■ Required work ■
Begin at the first line and end at the line containing "from matplotlib.patches import Rectangle". Extract exactly those lines.

■ Material provided ■
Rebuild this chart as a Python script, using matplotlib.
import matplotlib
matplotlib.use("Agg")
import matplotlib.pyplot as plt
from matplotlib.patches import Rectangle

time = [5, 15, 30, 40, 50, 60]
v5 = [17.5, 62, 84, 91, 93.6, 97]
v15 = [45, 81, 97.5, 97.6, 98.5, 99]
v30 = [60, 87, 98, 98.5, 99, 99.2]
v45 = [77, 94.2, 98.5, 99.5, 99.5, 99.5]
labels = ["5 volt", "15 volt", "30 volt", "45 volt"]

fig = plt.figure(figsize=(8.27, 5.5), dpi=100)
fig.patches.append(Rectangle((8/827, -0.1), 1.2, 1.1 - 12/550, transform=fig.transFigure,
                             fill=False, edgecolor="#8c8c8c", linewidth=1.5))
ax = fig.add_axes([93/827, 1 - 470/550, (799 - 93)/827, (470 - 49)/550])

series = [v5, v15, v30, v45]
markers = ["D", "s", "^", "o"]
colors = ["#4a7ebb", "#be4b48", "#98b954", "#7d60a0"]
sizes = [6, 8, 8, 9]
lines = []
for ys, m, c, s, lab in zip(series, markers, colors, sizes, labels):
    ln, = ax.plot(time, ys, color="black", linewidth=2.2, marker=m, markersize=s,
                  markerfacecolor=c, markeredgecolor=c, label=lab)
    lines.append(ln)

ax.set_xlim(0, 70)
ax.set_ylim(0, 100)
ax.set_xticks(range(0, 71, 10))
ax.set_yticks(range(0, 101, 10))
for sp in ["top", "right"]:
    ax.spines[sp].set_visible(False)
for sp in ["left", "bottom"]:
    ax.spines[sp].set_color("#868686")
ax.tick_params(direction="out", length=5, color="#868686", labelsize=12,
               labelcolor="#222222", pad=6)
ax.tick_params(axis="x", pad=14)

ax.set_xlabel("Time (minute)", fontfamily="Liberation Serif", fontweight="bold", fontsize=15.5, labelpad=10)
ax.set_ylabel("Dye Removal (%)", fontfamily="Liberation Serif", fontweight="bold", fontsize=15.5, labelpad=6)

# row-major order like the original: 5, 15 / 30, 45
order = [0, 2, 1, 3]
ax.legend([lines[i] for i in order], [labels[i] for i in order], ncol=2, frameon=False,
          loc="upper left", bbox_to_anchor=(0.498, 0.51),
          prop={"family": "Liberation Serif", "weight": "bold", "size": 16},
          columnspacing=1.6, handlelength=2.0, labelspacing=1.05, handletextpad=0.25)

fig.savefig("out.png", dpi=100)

■ Written solution ■
Rebuild this chart as a Python script, using matplotlib.
import matplotlib
matplotlib.use("Agg")
import matplotlib.pyplot as plt
from matplotlib.patches import Rectangle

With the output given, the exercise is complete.